So when your tired you feel all the negative feelings, all the loneliness, the anguish, the despair, the sadness, the depression. Laughing becomes a joke, & the joke is on you. So when you feel all the negative feelings, you will have the worse attitude, you become moody, the smallest things can easily irritate you, you hate the things that doesn’t go your way, you believe that you’re always right & find irrational reasons to show that you’re still right! & even anger makes you weak, irrational & insensitive you still enjoy having that behaviour!, then after all,… these feelings,.. all of these attitudes,… is simply because,….you’re tired.
I became so tired, i never realized that i became so selfish!!! so selfish that i even hate myself .
According to Mr. Webster selfish means:
- too much concerned with one’s own welfare or interests and having little or no concern for others; self-centered
- showing or prompted by self-interest
I’ve always thought that whatever my family is going through is my concern, because, they are my family, but i guess im not concern at all.
I think time is such a terrible thing it takes your happiness then leaves you with sad memories. My mother had a stroke, now she cant move half of her body, & it seems as if half of the house suffers the same thing, people who lives inside is as numb as her body is.
Never did I imagined her so weak, fragile & helpless. She was always strong in my eyes, stronger than my father, then in just that,… just like that… we have to assist her whenever she feels like going to the john, we need to help her everytime she eats, we need to remind her about her medicine, we need to be there….. but for my older sister there’s no “WE” its always “THEM”.

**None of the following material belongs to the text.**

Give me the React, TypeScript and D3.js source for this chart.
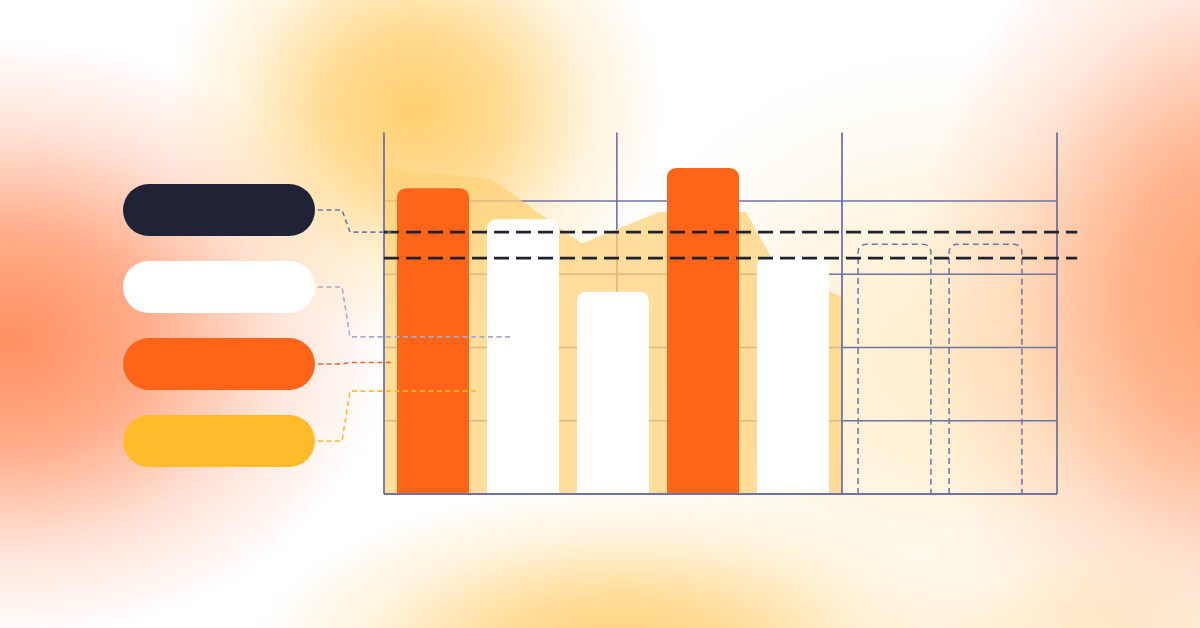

You see, my sister & I, we used to be as close as A & B is in the alphabets, we used to go out together, watch movies together, eat together, talk to each other, we bacame so close, so close that i didn’t realize that i had a certain limit with her. And now she thinks dont belong in the so called “WE” with my mother. It hurts that she thinks that way, it hurts more that i didn’t realize that i dont belong in that “WE” society. Maybe because of me not being concern to anyone but myself!, of my selfish acts, the constant sleep overs, the late nights & me not being there all the time, i’m not helping in anyway i’m making thing worse, i think. Now i’ve lost the mother i used to know, & my sister i used to be with.
I’ve lost my tired tires, i’ve lost myself, all i have is a selfish person, that cant even be there, atleast for her family. I hate myself well i never liked myself, i’m always tired with the person within me, the person outside makes me sick so i really hate me. I dont like to point out my key points here its non-sense, i dont want to defend myself either besides my zodiac sign, the astrological rabbit, the stone topaz & the month of november has the same opinion with my sister & mother i am selfish, even the movie in the bus made me realize how selfish i am “those with sweethearts are selfish”. I have a sweet heart but not “the” sweetheart thing.
I’m not just tired, now i’m a bit sick too,.. i’m always like this when life hits more than just a bump, when it drizzle then turn to a storm, when i’m there, almost there ready to give up………i feel sick & tired.